Row Cover and Season Extension
Floating row cover fabric provides 4–6°F of frost protection and creates a warmer microclimate that accelerates growth in cool weather. Draped directly on plants (it is lightweight enough not to damage most crops) and held down at the edges with rocks or staples, it can add 2–4 weeks to both the beginning and end of the growing season. Remove it from heat-loving crops once temperatures are consistently warm, or growth will be stunted.
Native Plants for Northern Landscapes
Native plants are adapted to local climate extremes and require far less supplemental water and care than ornamentals selected for appearance alone. Several northern natives offer outstanding garden value:
- Wild bergamot (Monarda fistulosa): Drought tolerant, blooms mid-summer in shades of lavender-pink, and is a magnet for native bees and hummingbirds.

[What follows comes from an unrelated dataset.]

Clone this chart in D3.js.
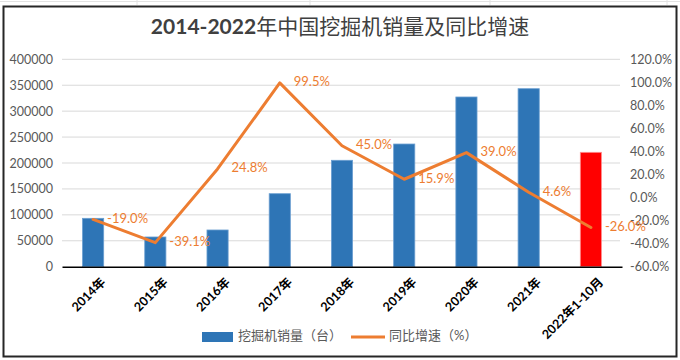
<!DOCTYPE html>
<html><head><meta charset="utf-8">
<script src="https://cdn.jsdelivr.net/npm/d3@7"></script>
<style>body{margin:0;background:#fff}svg{display:block}</style>
</head><body>
<svg id="c" width="680" height="360"></svg>
<script>
const categories = ["2014年","2015年","2016年","2017年","2018年","2019年","2020年","2021年","2022年1-10月"];
const sales = [93300, 57300, 70800, 140800, 205200, 236600, 327300, 343300, 220600];
const growth = [-19.0, -39.1, 24.8, 99.5, 45.0, 15.9, 39.0, 4.6, -26.0];
const leftTicks = [0,50000,100000,150000,200000,250000,300000,350000,400000];
const rightTicks = [-60,-40,-20,0,20,40,60,80,100,120];
const titleNum = "2014-2022";
const titleCjk = "年中国挖掘机销量及同比增速";
const legendLabels = ["挖掘机销量（台）","同比增速（%）"];

const svg = d3.select("#c");
const font = "Lato, 'Noto Sans CJK SC', sans-serif";
const plot = {l:62, r:622, t:59.3, b:266.7};
const pct = d => d3.format(".1f")(d).replace("\u2212","-") + "%";

svg.append("rect").attr("width",680).attr("height",360).attr("fill","#fff");
svg.append("line").attr("x1",0).attr("x2",680).attr("y1",1.5).attr("y2",1.5).attr("stroke","#e2e2e2");
[137,310,490,667].forEach(x=>svg.append("line").attr("x1",x).attr("x2",x).attr("y1",0).attr("y2",5).attr("stroke","#e2e2e2"));
svg.append("rect").attr("x",3.5).attr("y",6.5).attr("width",673).attr("height",350)
  .attr("fill","#fff").attr("stroke","#262626").attr("stroke-width",2);

const x = d3.scaleBand().domain(categories).range([plot.l, plot.r]).padding(0);
const yL = d3.scaleLinear().domain([0,400000]).range([plot.b, plot.t]);
const yR = d3.scaleLinear().domain([-60,120]).range([plot.b, plot.t]);

svg.append("g").selectAll("line").data(leftTicks.filter(d=>d>0)).join("line")
  .attr("x1",plot.l).attr("x2",620).attr("y1",d=>yL(d)).attr("y2",d=>yL(d))
  .attr("stroke","#d9d9d9").attr("stroke-width",1);

const gl = svg.append("g").attr("transform",`translate(${plot.l},0)`)
  .call(d3.axisLeft(yL).tickValues(leftTicks).tickFormat(d3.format("d")).tickSize(0).tickPadding(9));
gl.select(".domain").remove();
gl.selectAll("text").attr("font-family",font).attr("font-size",12.5).attr("fill","#595959");

const gr = svg.append("g").attr("transform",`translate(620,0)`)
  .call(d3.axisRight(yR).tickValues(rightTicks).tickFormat(pct).tickSize(0).tickPadding(10));
gr.select(".domain").remove();
gr.selectAll("text").attr("font-family",font).attr("font-size",12.5).attr("fill","#595959");

const bw = x.bandwidth()*0.34;
svg.append("g").selectAll("rect").data(categories).join("rect")
  .attr("x",(d)=>x(d)+x.bandwidth()/2-bw/2)
  .attr("y",(d,i)=>yL(sales[i]))
  .attr("width",bw)
  .attr("height",(d,i)=>yL(0)-yL(sales[i]))
  .attr("fill",(d,i)=>i===categories.length-1?"#ff0000":"#2e75b6")
  .attr("stroke",(d,i)=>i===categories.length-1?"#ff8f8f":"#6b9fd1")
  .attr("stroke-width",0.8);

const gx = svg.append("g").attr("transform",`translate(0,${plot.b})`)
  .call(d3.axisBottom(x).tickSize(0).tickPadding(0));
gx.select(".domain").attr("stroke","#000").attr("stroke-width",1.5);
gx.selectAll("text").attr("font-family",font).attr("font-size",12.5).attr("font-weight","bold")
  .attr("fill","#000").attr("text-anchor","end")
  .attr("transform","translate(7,10) rotate(-45)").attr("dy","0.7em").attr("y",0);

const cx = d=>x(d)+x.bandwidth()/2;
const line = d3.line().x((d,i)=>cx(categories[i])).y(d=>yR(d));
svg.append("path").datum(growth).attr("d",line).attr("fill","none")
  .attr("stroke","#ed7d31").attr("stroke-width",3).attr("stroke-linejoin","round").attr("stroke-linecap","round");

svg.append("g").selectAll("text").data(growth).join("text")
  .attr("x",(d,i)=>cx(categories[i])+14).attr("y",d=>yR(d))
  .attr("dominant-baseline","middle")
  .attr("font-family",font).attr("font-size",13).attr("fill","#ed7d31")
  .text(pct);

const t = svg.append("text").attr("x",340).attr("y",29).attr("text-anchor","middle")
  .attr("dominant-baseline","middle").attr("font-family",font).attr("fill","#404040").attr("font-size",21);
t.append("tspan").attr("font-weight","bold").text(titleNum);
t.append("tspan").attr("font-weight","normal").text(titleCjk);

const lg = svg.append("g");
lg.append("rect").attr("x",202).attr("y",332).attr("width",31).attr("height",10).attr("fill","#2e75b6");
lg.append("text").attr("x",238).attr("y",337).attr("dominant-baseline","middle")
  .attr("font-family",font).attr("font-size",13).attr("fill","#595959").text(legendLabels[0]);
lg.append("line").attr("x1",351).attr("x2",385).attr("y1",337).attr("y2",337)
  .attr("stroke","#ed7d31").attr("stroke-width",3);
lg.append("text").attr("x",389).attr("y",337).attr("dominant-baseline","middle")
  .attr("font-family",font).attr("font-size",13).attr("fill","#595959").text(legendLabels[1]);
</script>
</body></html>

- Prairie smoke (Geum triflorum): One of the earliest spring bloomers, with distinctive feathery seed heads that catch low light in remarkable ways.
- Black-eyed Susan (Rudbeckia hirta): Long-blooming, self-seeding, and cheerful yellow well into late summer when little else is flowering.

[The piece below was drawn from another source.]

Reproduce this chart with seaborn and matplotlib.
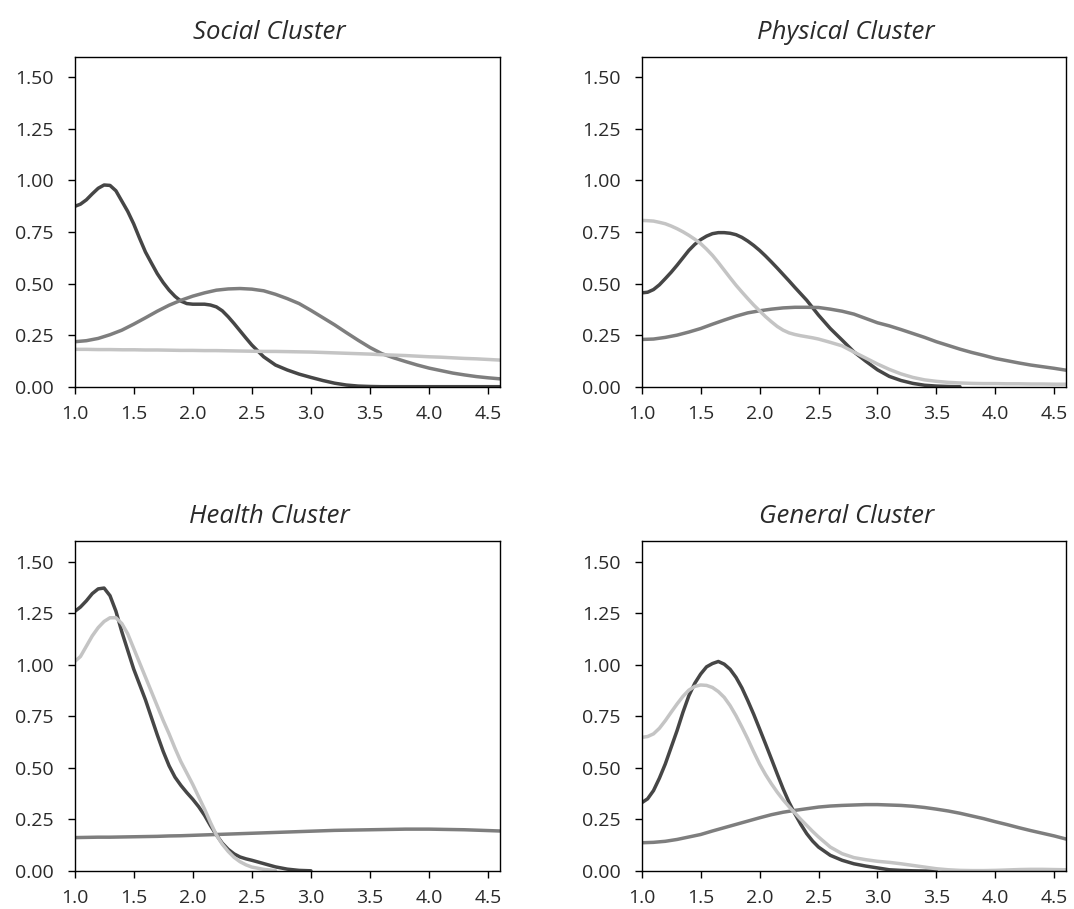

- Ironweed (Vernonia fasciculata): Late-blooming, tall, and strikingly purple — one of the most important fall nectar sources for migrating butterflies.
- Serviceberry (Amelanchier spp.): A multi-season shrub or small tree: white spring flowers, edible summer berries, and brilliant fall color.
Spring Home Inspection
Every northern home needs a thorough inspection after winter ends. Freeze-thaw cycles and snow loads stress structures in ways that are not visible until spring, and identifying problems early — before they become expensive — is the main purpose of the exercise.
Walk-through after snowmelt:
- Inspect foundation walls inside and out for new cracks. Hairline cracks are common; cracks wider than 1/4 inch or with vertical offset warrant a structural engineer's opinion.
- Check the basement floor and walls for water intrusion. New staining or efflorescence (white mineral deposits) indicates recent water infiltration.
- Inspect the roof surface from the ground. Missing, lifted, or cracked shingles after a heavy snow season are common and should be addressed before spring rains.
- Check all exterior caulking and sealants. These often fail over a single severe winter and need replacement every few years in cold climates.
- Look for frost heaving in sidewalks, steps, and driveway. Settled or tilted concrete sections are tripping hazards and often worsen year over year if not addressed.
- Test sump pump operation before heavy spring rain season. Pour water into the pit to confirm the float trigger and discharge line are working.
- Inspect the perimeter grading. Soil settles over winter and soil that pitches toward the foundation allows snowmelt and rain to accumulate against the house.